After this introduction, the book looks at the physical (cosmology, quantum mechanics, relativity) and then life sciences. I was hoping he would not get into a “Buddhism discovered it first” argument, and mostly he does not. He comes close on the subject of quantum mechanics but I think mostly because at the time, the people from whom he learned it still took seriously the idea that individual human minds (for example that of a researcher) could be responsible for wave-function collapse. If this were true (the idea has long been put to rest as concerns individual minds) the tie-in with the Buddhist mind-first world-view and deep exploration of that first-person (consciousness) world would indeed be strong.

Even within quantum mechanics his eminence is sensitive to the great gulf between the western scientific paradigm and the focus of Buddhism. He well illustrates these differences while pointing out to scientists that much of what they take to be the “structure of reality” is a metaphysical assumption. It does not follow necessarily from scientific methodology which so well illuminates structure as concerns the physical world.

But this same methodology can say very little about consciousness.

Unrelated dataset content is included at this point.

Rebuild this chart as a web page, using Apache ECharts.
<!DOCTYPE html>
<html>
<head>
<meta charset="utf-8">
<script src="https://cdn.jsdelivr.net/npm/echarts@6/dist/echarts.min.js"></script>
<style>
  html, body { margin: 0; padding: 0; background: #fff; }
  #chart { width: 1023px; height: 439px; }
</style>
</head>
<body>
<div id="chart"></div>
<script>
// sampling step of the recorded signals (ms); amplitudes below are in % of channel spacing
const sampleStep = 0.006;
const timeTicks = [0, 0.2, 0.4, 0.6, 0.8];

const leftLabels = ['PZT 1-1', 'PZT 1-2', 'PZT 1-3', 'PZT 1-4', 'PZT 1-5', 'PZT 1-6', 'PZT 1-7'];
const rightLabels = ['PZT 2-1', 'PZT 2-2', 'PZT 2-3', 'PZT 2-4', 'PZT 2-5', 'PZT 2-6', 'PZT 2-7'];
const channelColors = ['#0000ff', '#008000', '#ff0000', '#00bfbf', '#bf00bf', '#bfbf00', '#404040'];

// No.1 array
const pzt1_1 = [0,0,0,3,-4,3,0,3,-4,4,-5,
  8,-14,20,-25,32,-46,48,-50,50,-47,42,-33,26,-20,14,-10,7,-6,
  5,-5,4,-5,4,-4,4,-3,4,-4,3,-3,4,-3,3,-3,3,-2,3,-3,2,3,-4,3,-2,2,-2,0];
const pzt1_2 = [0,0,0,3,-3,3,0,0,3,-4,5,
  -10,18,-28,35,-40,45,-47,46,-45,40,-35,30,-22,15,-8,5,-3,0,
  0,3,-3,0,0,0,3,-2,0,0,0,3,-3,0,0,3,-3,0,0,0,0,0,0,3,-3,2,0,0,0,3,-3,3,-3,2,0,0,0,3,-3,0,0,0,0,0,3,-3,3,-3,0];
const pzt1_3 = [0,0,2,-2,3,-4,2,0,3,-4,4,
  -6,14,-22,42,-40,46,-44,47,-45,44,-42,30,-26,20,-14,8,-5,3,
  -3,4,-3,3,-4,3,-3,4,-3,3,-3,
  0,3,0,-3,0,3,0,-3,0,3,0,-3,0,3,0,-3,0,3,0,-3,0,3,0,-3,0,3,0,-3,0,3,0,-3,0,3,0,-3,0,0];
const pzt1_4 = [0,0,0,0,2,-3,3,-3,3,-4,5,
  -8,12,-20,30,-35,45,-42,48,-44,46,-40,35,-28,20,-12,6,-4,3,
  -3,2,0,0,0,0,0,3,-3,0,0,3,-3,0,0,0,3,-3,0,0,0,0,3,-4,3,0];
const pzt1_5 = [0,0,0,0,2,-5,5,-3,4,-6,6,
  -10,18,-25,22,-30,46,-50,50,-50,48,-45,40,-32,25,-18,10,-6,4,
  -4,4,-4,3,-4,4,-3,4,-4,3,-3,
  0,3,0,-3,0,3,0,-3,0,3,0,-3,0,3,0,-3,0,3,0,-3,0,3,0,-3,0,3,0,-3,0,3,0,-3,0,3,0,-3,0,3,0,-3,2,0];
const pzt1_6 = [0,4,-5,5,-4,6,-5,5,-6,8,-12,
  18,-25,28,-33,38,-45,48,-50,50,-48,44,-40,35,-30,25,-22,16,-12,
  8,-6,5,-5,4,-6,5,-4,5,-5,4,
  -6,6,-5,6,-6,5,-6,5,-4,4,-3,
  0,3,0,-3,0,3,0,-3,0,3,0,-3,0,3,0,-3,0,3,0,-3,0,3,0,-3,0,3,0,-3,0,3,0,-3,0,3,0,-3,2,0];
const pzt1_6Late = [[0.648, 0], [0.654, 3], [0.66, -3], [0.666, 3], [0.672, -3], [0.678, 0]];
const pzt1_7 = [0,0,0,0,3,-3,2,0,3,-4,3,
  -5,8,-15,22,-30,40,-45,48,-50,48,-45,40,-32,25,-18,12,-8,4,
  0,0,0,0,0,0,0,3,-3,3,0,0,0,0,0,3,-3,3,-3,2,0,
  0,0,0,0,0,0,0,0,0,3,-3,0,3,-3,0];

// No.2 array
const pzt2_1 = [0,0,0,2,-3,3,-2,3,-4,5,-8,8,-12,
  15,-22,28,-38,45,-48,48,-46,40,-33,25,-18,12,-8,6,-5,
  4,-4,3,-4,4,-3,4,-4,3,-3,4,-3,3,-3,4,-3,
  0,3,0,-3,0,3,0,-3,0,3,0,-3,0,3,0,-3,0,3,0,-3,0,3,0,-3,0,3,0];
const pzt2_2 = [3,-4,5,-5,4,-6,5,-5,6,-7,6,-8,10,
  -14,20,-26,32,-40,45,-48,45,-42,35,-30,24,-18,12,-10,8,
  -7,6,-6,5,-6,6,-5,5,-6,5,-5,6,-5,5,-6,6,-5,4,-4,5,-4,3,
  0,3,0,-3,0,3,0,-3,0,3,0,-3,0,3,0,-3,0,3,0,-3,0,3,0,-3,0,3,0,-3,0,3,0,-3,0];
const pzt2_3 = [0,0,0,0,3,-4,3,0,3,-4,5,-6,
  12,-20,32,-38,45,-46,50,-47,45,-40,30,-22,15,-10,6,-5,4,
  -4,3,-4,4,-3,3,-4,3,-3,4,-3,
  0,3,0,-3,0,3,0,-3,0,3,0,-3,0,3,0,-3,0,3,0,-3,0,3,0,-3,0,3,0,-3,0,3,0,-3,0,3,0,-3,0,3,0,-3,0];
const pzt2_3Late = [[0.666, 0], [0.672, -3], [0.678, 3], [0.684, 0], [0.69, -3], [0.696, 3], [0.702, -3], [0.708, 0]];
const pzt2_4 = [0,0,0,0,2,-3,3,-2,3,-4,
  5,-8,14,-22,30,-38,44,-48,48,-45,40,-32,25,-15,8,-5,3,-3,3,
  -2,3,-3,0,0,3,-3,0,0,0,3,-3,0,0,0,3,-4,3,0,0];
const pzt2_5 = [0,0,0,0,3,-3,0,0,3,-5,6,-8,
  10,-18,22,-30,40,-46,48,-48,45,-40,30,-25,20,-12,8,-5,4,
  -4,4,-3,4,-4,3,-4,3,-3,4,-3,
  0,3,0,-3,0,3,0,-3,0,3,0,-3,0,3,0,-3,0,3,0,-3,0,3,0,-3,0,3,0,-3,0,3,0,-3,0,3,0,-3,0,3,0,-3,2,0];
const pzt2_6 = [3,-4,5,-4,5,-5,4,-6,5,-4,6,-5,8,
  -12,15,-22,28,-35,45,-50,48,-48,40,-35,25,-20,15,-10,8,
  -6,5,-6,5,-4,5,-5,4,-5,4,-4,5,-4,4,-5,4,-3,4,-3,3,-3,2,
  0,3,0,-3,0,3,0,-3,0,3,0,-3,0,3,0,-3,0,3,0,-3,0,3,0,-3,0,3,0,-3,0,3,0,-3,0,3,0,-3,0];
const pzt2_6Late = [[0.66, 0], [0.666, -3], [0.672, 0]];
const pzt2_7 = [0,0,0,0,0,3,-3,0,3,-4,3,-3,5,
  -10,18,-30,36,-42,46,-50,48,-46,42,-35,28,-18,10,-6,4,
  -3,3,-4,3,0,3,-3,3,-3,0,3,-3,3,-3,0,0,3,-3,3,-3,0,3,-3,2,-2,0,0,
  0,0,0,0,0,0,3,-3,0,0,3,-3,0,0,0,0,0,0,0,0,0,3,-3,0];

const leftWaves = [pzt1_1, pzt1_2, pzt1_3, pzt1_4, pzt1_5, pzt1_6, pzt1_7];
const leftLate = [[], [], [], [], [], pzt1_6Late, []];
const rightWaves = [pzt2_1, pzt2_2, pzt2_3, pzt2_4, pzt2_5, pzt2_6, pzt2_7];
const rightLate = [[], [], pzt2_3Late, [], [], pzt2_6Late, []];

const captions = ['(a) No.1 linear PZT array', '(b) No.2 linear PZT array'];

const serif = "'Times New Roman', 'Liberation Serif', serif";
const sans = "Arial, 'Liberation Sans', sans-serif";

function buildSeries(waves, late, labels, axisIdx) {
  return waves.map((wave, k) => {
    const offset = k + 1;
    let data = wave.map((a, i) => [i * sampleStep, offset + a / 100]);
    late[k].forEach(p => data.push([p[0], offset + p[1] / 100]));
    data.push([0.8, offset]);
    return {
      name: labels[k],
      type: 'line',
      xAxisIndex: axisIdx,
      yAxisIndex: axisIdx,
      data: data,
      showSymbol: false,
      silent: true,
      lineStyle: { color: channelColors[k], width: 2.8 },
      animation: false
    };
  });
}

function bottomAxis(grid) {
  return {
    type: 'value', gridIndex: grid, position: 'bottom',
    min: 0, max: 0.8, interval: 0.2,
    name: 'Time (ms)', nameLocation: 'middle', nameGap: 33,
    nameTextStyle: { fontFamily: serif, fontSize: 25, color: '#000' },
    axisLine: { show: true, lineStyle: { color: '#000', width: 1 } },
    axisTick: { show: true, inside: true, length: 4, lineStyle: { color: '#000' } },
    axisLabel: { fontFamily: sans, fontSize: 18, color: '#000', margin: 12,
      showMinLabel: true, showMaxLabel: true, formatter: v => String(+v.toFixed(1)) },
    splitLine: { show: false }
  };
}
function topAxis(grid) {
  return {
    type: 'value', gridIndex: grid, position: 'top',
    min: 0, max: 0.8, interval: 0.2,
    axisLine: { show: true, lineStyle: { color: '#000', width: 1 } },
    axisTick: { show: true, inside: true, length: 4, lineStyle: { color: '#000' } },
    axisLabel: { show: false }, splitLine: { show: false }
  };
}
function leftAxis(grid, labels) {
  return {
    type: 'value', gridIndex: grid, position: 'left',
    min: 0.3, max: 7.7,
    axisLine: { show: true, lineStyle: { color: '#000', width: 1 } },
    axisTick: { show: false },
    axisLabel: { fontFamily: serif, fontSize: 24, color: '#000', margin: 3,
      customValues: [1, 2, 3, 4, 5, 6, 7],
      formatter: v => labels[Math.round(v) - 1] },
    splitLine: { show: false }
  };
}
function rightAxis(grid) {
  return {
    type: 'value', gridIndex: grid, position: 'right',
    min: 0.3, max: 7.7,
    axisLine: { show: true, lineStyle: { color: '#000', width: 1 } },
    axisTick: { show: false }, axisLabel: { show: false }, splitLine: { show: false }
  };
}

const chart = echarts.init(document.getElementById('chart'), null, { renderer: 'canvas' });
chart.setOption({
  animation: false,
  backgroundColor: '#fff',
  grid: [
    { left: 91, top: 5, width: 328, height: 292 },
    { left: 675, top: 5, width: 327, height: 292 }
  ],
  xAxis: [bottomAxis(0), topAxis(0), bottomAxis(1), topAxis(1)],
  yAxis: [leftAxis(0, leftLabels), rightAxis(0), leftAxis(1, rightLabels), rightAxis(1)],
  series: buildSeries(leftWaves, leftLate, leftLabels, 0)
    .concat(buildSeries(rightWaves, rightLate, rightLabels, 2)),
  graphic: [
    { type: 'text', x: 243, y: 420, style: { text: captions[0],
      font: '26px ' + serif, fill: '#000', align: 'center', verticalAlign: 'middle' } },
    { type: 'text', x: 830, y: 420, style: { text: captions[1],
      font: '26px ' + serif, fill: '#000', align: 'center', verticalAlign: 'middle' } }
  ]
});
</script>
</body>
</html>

It is with consciousness that he spends much of the book examining the views of modern brain-science and how they might relate to Buddhist discoveries. The views of these different worlds stem as much from the purposes of their separate investigations as the technique; empirical 3rd-party evaluation versus highly-trained rigorous introspection. Becoming a master monk takes as many years as obtaining a PhD in physics (more in fact), but he mis-uses the term ’empirical’ here. What the monk does and what the monk learns in the doing should not be dismissed by western science, but it is still subjective and for that reason not empirical. He advocates for joint research. Neuro-scientists together with trained monks, he thinks, might help unlock some of the mind’s mysteries. He also is aware that not all mysteries are unlock-able!

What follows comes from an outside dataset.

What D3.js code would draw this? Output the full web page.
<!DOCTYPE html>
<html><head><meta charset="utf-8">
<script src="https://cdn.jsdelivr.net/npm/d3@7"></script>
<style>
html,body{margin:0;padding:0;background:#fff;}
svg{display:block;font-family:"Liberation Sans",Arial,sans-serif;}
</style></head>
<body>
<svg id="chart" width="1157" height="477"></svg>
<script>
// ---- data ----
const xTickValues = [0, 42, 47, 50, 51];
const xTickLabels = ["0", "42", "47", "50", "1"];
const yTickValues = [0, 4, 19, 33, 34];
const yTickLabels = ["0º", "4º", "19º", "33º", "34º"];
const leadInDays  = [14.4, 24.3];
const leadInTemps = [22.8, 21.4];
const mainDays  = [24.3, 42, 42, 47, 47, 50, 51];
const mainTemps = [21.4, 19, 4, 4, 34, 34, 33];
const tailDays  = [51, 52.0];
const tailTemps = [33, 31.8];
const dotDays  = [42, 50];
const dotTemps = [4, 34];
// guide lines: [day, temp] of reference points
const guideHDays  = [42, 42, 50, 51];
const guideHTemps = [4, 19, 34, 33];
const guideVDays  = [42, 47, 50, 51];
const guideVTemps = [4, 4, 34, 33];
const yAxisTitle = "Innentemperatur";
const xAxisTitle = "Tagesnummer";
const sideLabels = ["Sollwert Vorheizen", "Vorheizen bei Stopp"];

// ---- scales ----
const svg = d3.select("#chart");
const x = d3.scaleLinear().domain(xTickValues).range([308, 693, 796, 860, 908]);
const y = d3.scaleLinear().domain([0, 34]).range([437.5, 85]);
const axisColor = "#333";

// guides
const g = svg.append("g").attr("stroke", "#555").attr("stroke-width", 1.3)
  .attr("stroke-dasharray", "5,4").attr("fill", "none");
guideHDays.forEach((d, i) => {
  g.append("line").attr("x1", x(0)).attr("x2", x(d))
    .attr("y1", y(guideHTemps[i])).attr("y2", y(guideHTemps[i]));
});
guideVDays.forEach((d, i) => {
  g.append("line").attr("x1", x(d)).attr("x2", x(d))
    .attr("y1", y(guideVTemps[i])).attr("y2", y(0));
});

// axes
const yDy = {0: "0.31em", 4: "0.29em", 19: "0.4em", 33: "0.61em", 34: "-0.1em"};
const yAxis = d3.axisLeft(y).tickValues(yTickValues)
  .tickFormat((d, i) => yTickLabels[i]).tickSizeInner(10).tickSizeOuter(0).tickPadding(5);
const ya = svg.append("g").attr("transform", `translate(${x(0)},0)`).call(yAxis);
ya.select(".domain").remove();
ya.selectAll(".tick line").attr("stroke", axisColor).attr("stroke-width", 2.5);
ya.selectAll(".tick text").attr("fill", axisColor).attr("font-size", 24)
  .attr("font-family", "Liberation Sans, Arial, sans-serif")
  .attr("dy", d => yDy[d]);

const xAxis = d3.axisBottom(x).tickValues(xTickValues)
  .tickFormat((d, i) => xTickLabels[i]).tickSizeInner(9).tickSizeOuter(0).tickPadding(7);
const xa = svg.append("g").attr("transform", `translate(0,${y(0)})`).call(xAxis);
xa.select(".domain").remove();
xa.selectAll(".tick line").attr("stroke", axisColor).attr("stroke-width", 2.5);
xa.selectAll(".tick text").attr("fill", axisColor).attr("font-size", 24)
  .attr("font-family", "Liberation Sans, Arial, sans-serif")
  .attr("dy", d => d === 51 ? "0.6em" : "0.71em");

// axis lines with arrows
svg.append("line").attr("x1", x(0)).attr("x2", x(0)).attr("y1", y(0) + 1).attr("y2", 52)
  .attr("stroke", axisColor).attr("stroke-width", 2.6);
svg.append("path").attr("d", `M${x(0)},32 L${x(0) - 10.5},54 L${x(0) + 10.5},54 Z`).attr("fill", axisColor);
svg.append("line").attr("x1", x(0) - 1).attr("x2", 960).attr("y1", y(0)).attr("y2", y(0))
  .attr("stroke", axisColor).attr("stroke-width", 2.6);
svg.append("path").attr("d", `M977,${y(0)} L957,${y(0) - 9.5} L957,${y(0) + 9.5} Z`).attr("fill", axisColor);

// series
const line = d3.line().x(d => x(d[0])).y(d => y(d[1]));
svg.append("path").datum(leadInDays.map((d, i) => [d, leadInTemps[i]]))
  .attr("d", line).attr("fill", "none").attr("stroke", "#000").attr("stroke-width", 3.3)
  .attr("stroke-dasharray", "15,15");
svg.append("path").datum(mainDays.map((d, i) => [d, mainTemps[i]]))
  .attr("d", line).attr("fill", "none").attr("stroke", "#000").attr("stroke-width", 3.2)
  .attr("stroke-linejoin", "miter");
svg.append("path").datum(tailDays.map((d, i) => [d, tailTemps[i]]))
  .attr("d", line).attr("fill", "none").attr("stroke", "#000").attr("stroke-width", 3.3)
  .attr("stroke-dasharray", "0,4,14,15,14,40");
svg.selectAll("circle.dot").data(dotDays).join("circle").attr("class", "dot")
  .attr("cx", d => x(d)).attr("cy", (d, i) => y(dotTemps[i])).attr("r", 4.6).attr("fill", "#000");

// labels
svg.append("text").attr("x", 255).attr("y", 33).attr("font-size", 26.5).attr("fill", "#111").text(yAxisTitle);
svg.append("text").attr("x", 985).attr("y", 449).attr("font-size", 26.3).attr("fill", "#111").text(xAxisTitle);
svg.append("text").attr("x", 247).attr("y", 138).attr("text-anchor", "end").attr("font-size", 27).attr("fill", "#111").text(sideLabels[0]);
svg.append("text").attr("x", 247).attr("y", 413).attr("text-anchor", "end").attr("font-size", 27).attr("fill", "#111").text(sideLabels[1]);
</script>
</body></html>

In the book’s penultimate chapter he uses the then-new technology of genetic manipulation to plead with the scientific community to take it slow. He wants us all to be asking the right questions concerning the long term affects of the possibilities on our humanity. Here the contribution of Buddhism is the importance of compassion, of constant awareness of the mission to alleviate suffering. He is very good at identifying frightening possibilities in the technology and lists them. At the same time, aspects of the field, the need to produce more food, provided it isn’t motivated purely by financial gain, can be good. In his last chapter, his eminence returns to the same subject, a cooperation between science and Buddhism’s focus on bettering the human estate, not only physically or biologically, but socially, psychologically, and spiritually.

The book is full of interesting philosophical implications I will perhaps explore on my blog. These have more to do with physics, cosmology, and what western philosophy calls metaphysics than with consciousness which Buddhism takes more or less for granted. The idea that the stuff of the universe is fundamentally phenomenal suffuses all schools of Buddhism, while in the West the idea, while not unknown, is viewed with great suspicion. Where consciousness is concerned, his emphasis falls on intentionality, our capacity to direct our attention, but he never mentions free will. Like consciousness itself, perhaps Buddhism takes free will for granted.